— Begin —
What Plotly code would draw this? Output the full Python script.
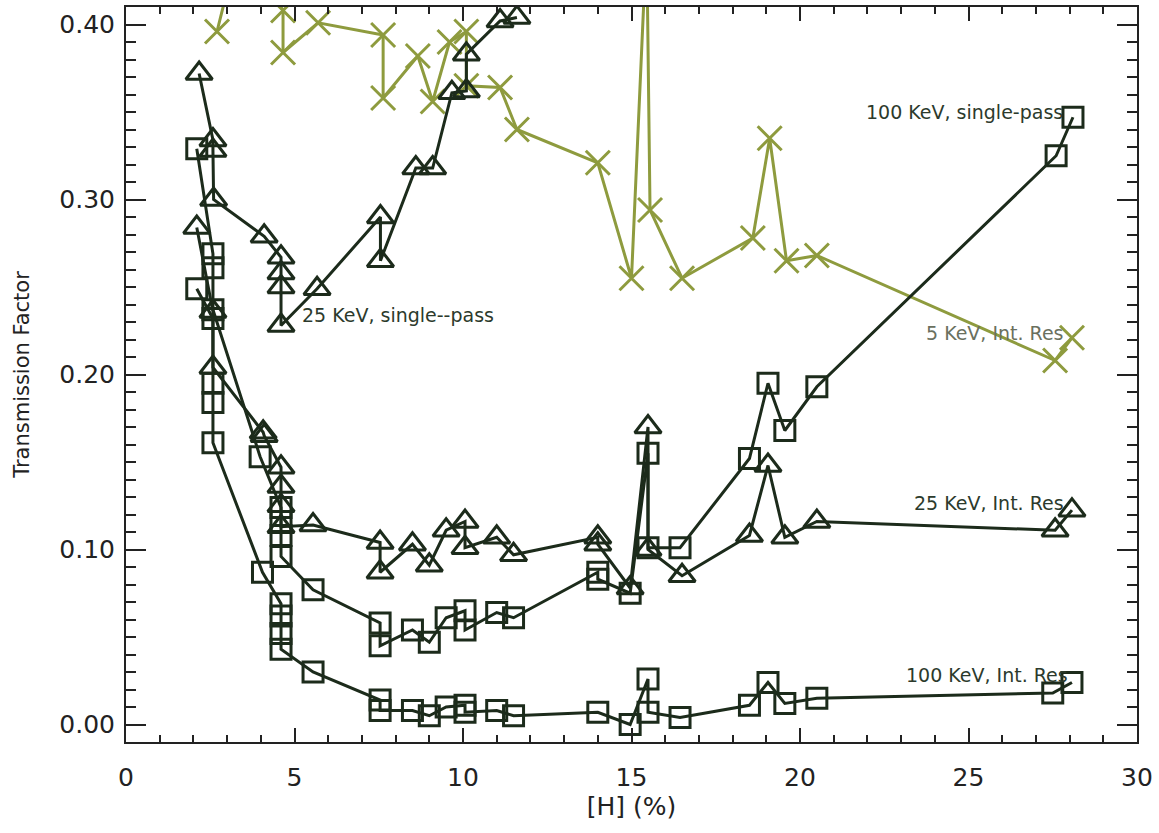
import plotly.graph_objects as go

# ---------------- data ----------------
# 100 KeV, single-pass (open squares, middle curve)
sp100_x = [2.1, 2.58, 2.58, 2.58, 3.98, 4.6, 4.6, 4.6, 4.6, 5.55, 7.54, 7.54, 8.5, 9.0, 9.5,
           10.06, 10.06, 11.0, 11.5, 14.0, 14.0, 14.96, 15.49, 15.49, 16.44, 18.5, 19.05,
           19.55, 20.5, 27.6, 28.1]
sp100_y = [0.329, 0.269, 0.261, 0.237, 0.153, 0.124, 0.116, 0.108, 0.096, 0.077, 0.058,
           0.045, 0.054, 0.047, 0.061, 0.065, 0.054, 0.064, 0.061, 0.087, 0.083, 0.075,
           0.155, 0.101, 0.101, 0.152, 0.195, 0.168, 0.193, 0.325, 0.347]

# 100 KeV, Int. Res (open squares, bottom curve)
ir100_x = [2.1, 2.58, 2.58, 2.58, 2.58, 4.05, 4.6, 4.6, 4.6, 4.6, 5.55, 7.54, 7.54, 8.5,
           9.0, 9.5, 10.06, 10.06, 11.0, 11.5, 14.0, 14.96, 15.49, 15.49, 16.44, 18.5,
           19.05, 19.55, 20.5, 27.5, 28.07]
ir100_y = [0.249, 0.232, 0.195, 0.184, 0.161, 0.087, 0.069, 0.062, 0.052, 0.043, 0.030,
           0.014, 0.008, 0.008, 0.005, 0.010, 0.011, 0.007, 0.008, 0.005, 0.007, 0.000,
           0.026, 0.007, 0.004, 0.011, 0.024, 0.012, 0.015, 0.018, 0.024]

# 25 KeV, single-pass (open triangles, rising curve)
sp25_x = [2.17, 2.58, 2.58, 2.6, 4.1, 4.6, 4.6, 4.6, 4.6, 5.67, 7.55, 7.55, 8.6, 9.1,
          9.67, 10.1, 10.1, 11.1, 11.6]
sp25_y = [0.372, 0.334, 0.328, 0.300, 0.279, 0.267, 0.258, 0.250, 0.228, 0.249, 0.290,
          0.265, 0.318, 0.318, 0.361, 0.362, 0.383, 0.402, 0.404]

# 25 KeV, Int. Res (open triangles, ~0.11 curve)
ir25_x = [2.1, 2.58, 2.58, 4.07, 4.1, 4.6, 4.6, 4.6, 4.6, 5.55, 7.54, 7.54, 8.5, 9.0, 9.5,
          10.06, 10.06, 11.0, 11.5, 14.0, 14.0, 14.96, 15.49, 15.49, 16.5, 18.5, 19.05,
          19.55, 20.5, 27.57, 28.07]
ir25_y = [0.284, 0.236, 0.204, 0.167, 0.165, 0.147, 0.136, 0.125, 0.113, 0.114, 0.104,
          0.087, 0.103, 0.091, 0.111, 0.116, 0.101, 0.107, 0.097, 0.107, 0.103, 0.078,
          0.170, 0.100, 0.085, 0.108, 0.148, 0.107, 0.116, 0.111, 0.1225]

# 5 KeV, Int. Res (crosses, olive)
ir5_x = [2.7, 3.4, 4.66, 4.66, 5.7, 7.63, 7.63, 8.66, 9.1, 9.6, 10.1, 10.1, 11.1, 11.6,
         14.0, 15.0, 15.45, 15.55, 16.5, 18.6, 19.1, 19.6, 20.5, 27.57, 28.07]
ir5_y = [0.396, 0.45, 0.408, 0.384, 0.401, 0.394, 0.358, 0.382, 0.356, 0.390, 0.396,
         0.365, 0.364, 0.340, 0.321, 0.255, 0.45, 0.294, 0.255, 0.278, 0.335, 0.265,
         0.268, 0.208, 0.221]

x_ticks = [0, 5, 10, 15, 20, 25, 30]
y_ticks = [0.0, 0.1, 0.2, 0.3, 0.4]
y_ticktext = ["0.00", "0.10", "0.20", "0.30", "0.40"]

labels = ["100 KeV, single-pass", "25 KeV, single--pass", "5 KeV, Int. Res",
          "25 KeV, Int. Res", "100 KeV, Int. Res"]

# ---------------- styling ----------------
DARK = "#1c2b1b"
OLIVE = "#8e9b3e"
AXIS = "#222222"
FONT = "DejaVu Sans"

fig = go.Figure()

def add_series(x, y, symbol, color, size, name):
    fig.add_trace(go.Scatter(
        x=x, y=y, mode="lines+markers", name=name,
        line=dict(color=color, width=3),
        marker=dict(symbol=symbol, size=size, color=color,
                    line=dict(color=color, width=3)),
        showlegend=False,
    ))

add_series(ir5_x, ir5_y, "x-thin-open", OLIVE, 24, "5 KeV, Int. Res")
add_series(sp25_x, sp25_y, "triangle-up-open", DARK, 23, "25 KeV, single-pass")
add_series(ir25_x, ir25_y, "triangle-up-open", DARK, 23, "25 KeV, Int. Res")
add_series(sp100_x, sp100_y, "square-open", DARK, 20, "100 KeV, single-pass")
add_series(ir100_x, ir100_y, "square-open", DARK, 20, "100 KeV, Int. Res")

ann_font = dict(family=FONT, size=19, color="#2c3a2c")
fig.add_annotation(x=27.85, y=0.350, text=labels[0], showarrow=False,
                   xanchor="right", yanchor="middle", font=ann_font)
fig.add_annotation(x=5.16, y=0.234, text=labels[1], showarrow=False,
                   xanchor="left", yanchor="middle", font=ann_font)
fig.add_annotation(x=27.9, y=0.224, text=labels[2], showarrow=False,
                   xanchor="right", yanchor="middle",
                   font=dict(family=FONT, size=19, color="#6a705e"))
fig.add_annotation(x=27.9, y=0.1266, text=labels[3], showarrow=False,
                   xanchor="right", yanchor="middle", font=ann_font)
fig.add_annotation(x=28.0, y=0.0283, text=labels[4], showarrow=False,
                   xanchor="right", yanchor="middle", font=ann_font)

fig.update_layout(
    width=1159, height=833,
    margin=dict(l=126, r=22, t=7, b=91, autoexpand=False),
    paper_bgcolor="white", plot_bgcolor="white",
    font=dict(family=FONT, color="#222222"),
    xaxis=dict(
        range=[0, 30], tickmode="array", tickvals=x_ticks,
        ticks="inside", ticklen=14, tickwidth=2, tickcolor=AXIS,
        showline=True, linewidth=2, linecolor=AXIS, mirror="allticks",
        showgrid=False, zeroline=False,
        minor=dict(tickmode="linear", tick0=0, dtick=1, ticks="inside",
                   ticklen=7, tickwidth=1.5, tickcolor=AXIS, showgrid=False),
        tickfont=dict(family=FONT, size=25, color="#222222"),
        ticklabelstandoff=12,
        title=dict(text="[H] (%)", font=dict(family=FONT, size=25, color="#222222"),
                   standoff=6),
    ),
    yaxis=dict(
        range=[-0.01, 0.41], tickmode="array", tickvals=y_ticks, ticktext=y_ticktext,
        ticks="inside", ticklen=20, tickwidth=2, tickcolor=AXIS,
        showline=True, linewidth=2, linecolor=AXIS, mirror="allticks",
        showgrid=False, zeroline=False,
        minor=dict(tickmode="linear", tick0=0, dtick=0.01, ticks="inside",
                   ticklen=10, tickwidth=1.5, tickcolor=AXIS, showgrid=False),
        tickfont=dict(family=FONT, size=25, color="#222222"),
        ticklabelstandoff=4,
        title=dict(text="Transmission Factor",
                   font=dict(family=FONT, size=21, color="#222222"), standoff=24),
    ),
)

fig.write_html("out.html",
               config={"displayModeBar": False},
               post_script="document.body.style.margin='0';"
                           "document.body.style.overflow='hidden';")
— End —
PROBLEM: The lines from the start of the data through the line that contains "0.265, 0.318, 0.318, 0.361, 0.362, 0.383, 0.402, 0.404]" are to be returned exactly, please, with both ends included and every picture left out.

SOLUTION FOR THIS EXERCISE:
What Plotly code would draw this? Output the full Python script.
import plotly.graph_objects as go

# ---------------- data ----------------
# 100 KeV, single-pass (open squares, middle curve)
sp100_x = [2.1, 2.58, 2.58, 2.58, 3.98, 4.6, 4.6, 4.6, 4.6, 5.55, 7.54, 7.54, 8.5, 9.0, 9.5,
           10.06, 10.06, 11.0, 11.5, 14.0, 14.0, 14.96, 15.49, 15.49, 16.44, 18.5, 19.05,
           19.55, 20.5, 27.6, 28.1]
sp100_y = [0.329, 0.269, 0.261, 0.237, 0.153, 0.124, 0.116, 0.108, 0.096, 0.077, 0.058,
           0.045, 0.054, 0.047, 0.061, 0.065, 0.054, 0.064, 0.061, 0.087, 0.083, 0.075,
           0.155, 0.101, 0.101, 0.152, 0.195, 0.168, 0.193, 0.325, 0.347]

# 100 KeV, Int. Res (open squares, bottom curve)
ir100_x = [2.1, 2.58, 2.58, 2.58, 2.58, 4.05, 4.6, 4.6, 4.6, 4.6, 5.55, 7.54, 7.54, 8.5,
           9.0, 9.5, 10.06, 10.06, 11.0, 11.5, 14.0, 14.96, 15.49, 15.49, 16.44, 18.5,
           19.05, 19.55, 20.5, 27.5, 28.07]
ir100_y = [0.249, 0.232, 0.195, 0.184, 0.161, 0.087, 0.069, 0.062, 0.052, 0.043, 0.030,
           0.014, 0.008, 0.008, 0.005, 0.010, 0.011, 0.007, 0.008, 0.005, 0.007, 0.000,
           0.026, 0.007, 0.004, 0.011, 0.024, 0.012, 0.015, 0.018, 0.024]

# 25 KeV, single-pass (open triangles, rising curve)
sp25_x = [2.17, 2.58, 2.58, 2.6, 4.1, 4.6, 4.6, 4.6, 4.6, 5.67, 7.55, 7.55, 8.6, 9.1,
          9.67, 10.1, 10.1, 11.1, 11.6]
sp25_y = [0.372, 0.334, 0.328, 0.300, 0.279, 0.267, 0.258, 0.250, 0.228, 0.249, 0.290,
          0.265, 0.318, 0.318, 0.361, 0.362, 0.383, 0.402, 0.404]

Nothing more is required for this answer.